● INFORMATION SHOWN
* BEGIN *
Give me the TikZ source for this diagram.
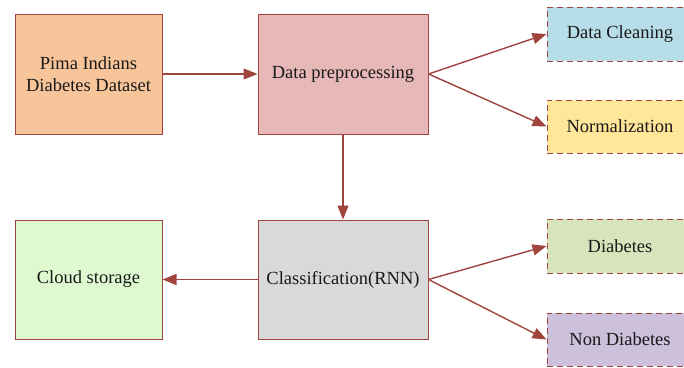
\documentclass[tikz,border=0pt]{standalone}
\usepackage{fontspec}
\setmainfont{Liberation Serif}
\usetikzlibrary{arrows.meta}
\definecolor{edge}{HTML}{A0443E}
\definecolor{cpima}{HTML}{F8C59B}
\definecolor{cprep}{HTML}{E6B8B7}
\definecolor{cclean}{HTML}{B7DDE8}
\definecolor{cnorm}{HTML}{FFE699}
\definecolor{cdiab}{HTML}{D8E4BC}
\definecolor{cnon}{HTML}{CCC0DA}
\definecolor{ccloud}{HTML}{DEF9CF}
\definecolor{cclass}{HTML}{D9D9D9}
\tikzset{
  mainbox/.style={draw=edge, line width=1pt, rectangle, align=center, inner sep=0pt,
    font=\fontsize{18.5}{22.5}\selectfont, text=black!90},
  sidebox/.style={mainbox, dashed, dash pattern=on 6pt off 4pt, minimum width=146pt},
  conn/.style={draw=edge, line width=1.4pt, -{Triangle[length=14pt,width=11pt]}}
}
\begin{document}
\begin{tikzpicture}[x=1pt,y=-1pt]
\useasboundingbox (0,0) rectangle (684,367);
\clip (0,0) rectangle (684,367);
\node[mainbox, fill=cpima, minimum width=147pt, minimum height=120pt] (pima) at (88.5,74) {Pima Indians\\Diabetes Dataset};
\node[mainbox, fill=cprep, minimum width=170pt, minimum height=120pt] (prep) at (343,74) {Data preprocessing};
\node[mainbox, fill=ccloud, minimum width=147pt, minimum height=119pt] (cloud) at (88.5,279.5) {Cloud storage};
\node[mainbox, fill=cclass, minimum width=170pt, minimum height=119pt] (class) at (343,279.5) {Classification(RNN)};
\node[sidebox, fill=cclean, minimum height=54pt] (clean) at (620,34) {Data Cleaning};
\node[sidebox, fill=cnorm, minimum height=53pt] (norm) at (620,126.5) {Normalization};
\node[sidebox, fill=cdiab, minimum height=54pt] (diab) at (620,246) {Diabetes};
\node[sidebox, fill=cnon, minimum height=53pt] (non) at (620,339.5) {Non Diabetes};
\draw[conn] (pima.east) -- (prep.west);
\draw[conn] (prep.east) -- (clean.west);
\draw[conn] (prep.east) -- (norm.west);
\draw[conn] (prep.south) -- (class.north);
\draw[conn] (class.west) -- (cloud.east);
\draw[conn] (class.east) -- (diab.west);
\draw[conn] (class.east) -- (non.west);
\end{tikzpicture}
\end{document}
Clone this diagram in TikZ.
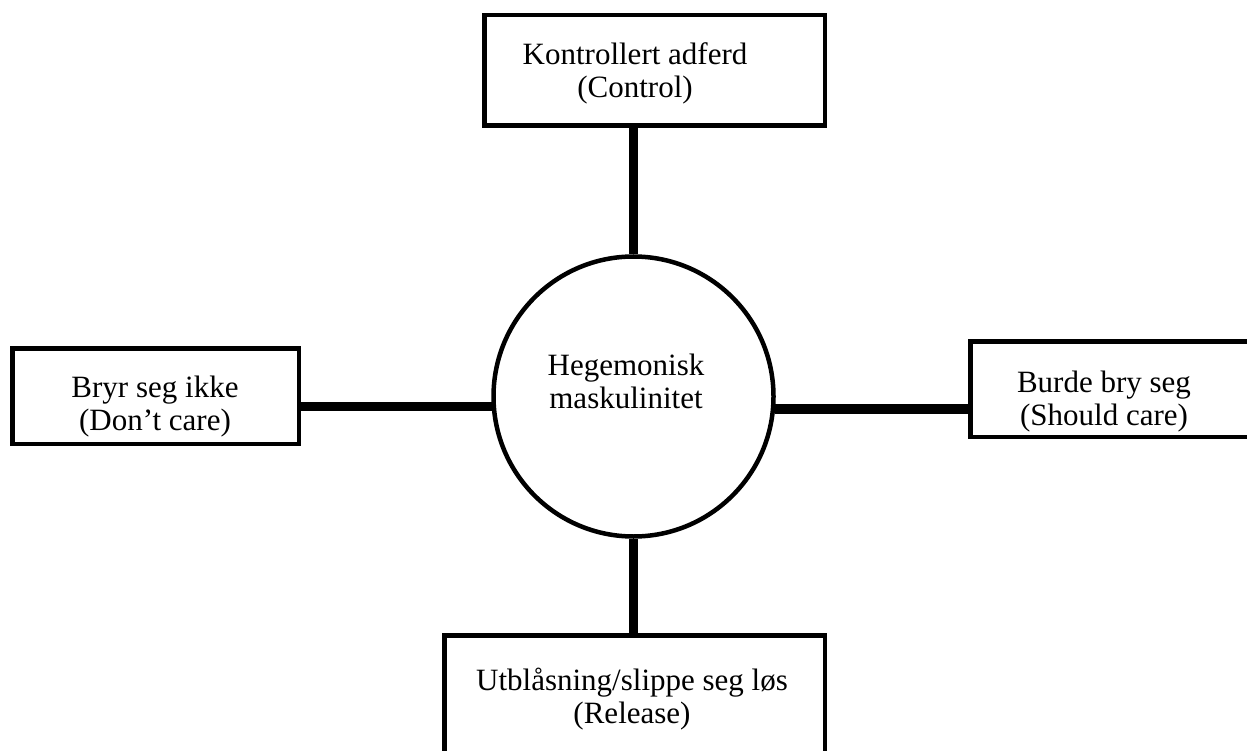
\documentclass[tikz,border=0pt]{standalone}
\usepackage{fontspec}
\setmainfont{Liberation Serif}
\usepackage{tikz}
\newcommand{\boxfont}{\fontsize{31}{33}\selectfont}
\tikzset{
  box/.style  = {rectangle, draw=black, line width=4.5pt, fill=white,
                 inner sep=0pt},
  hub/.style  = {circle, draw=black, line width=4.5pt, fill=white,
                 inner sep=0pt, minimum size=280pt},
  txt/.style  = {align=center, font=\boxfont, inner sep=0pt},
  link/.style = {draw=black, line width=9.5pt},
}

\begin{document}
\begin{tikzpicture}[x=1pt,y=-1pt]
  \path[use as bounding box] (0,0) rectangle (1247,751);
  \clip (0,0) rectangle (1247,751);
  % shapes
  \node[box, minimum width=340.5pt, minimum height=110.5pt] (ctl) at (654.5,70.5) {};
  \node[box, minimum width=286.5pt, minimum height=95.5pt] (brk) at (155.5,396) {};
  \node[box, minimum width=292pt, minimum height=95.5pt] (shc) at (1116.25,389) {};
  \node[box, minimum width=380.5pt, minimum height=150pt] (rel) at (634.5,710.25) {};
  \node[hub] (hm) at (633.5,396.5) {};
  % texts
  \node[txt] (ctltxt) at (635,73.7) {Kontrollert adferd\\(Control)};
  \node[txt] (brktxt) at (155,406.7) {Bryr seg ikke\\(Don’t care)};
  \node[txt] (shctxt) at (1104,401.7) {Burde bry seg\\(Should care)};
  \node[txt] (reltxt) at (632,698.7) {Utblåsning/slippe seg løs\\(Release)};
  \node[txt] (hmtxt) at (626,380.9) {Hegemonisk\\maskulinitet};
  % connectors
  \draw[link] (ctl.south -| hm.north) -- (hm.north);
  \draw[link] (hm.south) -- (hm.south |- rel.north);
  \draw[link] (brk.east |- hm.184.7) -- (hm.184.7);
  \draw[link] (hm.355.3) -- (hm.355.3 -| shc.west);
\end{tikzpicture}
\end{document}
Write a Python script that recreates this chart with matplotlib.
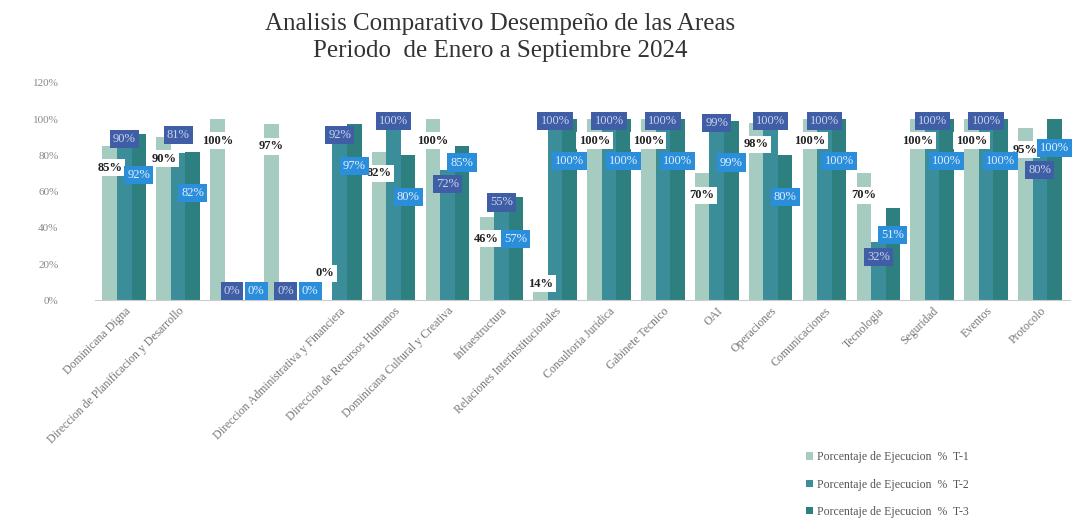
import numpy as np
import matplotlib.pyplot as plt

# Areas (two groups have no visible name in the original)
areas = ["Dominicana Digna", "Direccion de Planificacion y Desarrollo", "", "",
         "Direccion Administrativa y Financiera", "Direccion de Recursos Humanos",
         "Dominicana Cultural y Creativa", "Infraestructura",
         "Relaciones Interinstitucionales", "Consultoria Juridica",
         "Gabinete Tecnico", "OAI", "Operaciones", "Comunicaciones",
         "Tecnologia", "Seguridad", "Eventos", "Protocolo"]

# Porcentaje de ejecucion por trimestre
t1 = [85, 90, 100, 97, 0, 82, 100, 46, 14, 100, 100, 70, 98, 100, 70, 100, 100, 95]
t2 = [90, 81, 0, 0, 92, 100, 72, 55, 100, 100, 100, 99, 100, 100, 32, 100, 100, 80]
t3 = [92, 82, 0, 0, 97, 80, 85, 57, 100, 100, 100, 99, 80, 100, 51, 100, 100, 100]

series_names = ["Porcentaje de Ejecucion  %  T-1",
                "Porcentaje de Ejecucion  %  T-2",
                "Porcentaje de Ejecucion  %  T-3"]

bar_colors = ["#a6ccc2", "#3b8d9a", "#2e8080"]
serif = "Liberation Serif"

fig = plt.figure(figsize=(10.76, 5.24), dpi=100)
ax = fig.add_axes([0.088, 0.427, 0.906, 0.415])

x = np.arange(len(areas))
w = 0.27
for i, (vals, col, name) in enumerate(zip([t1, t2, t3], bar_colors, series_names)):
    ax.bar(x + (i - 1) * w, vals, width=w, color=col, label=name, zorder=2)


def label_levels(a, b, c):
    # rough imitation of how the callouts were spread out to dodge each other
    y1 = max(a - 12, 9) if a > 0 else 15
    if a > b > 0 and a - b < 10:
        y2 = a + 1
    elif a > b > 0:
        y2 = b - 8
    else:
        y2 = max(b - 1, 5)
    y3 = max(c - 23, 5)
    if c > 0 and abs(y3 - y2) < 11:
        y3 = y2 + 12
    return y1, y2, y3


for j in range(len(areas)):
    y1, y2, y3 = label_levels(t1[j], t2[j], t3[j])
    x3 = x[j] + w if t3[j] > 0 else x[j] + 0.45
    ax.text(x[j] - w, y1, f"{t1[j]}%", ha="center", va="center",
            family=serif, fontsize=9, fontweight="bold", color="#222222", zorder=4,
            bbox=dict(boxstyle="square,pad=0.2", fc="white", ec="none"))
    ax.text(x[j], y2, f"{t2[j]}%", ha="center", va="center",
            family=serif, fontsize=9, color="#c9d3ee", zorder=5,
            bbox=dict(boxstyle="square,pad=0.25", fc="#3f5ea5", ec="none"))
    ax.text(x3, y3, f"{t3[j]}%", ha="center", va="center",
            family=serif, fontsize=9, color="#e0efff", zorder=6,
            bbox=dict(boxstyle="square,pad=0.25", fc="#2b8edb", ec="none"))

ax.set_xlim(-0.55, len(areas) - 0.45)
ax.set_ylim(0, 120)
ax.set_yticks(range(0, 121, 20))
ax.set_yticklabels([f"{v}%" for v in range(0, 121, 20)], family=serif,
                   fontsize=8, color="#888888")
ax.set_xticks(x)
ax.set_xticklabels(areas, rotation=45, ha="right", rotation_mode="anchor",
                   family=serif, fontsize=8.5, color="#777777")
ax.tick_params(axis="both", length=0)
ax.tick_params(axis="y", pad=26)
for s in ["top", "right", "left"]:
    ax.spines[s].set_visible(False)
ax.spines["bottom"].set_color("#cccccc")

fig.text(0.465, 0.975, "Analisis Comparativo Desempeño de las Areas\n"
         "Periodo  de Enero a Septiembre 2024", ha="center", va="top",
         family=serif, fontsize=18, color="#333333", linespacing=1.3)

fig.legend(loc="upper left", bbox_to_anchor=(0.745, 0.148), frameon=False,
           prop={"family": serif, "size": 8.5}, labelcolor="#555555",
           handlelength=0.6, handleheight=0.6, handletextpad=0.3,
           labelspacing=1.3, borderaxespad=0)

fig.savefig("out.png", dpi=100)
* END *
● DIRECTIVE
Provide only the count of lines in the data above that include the string "matplotlib".

● RESPONSE BELOW
2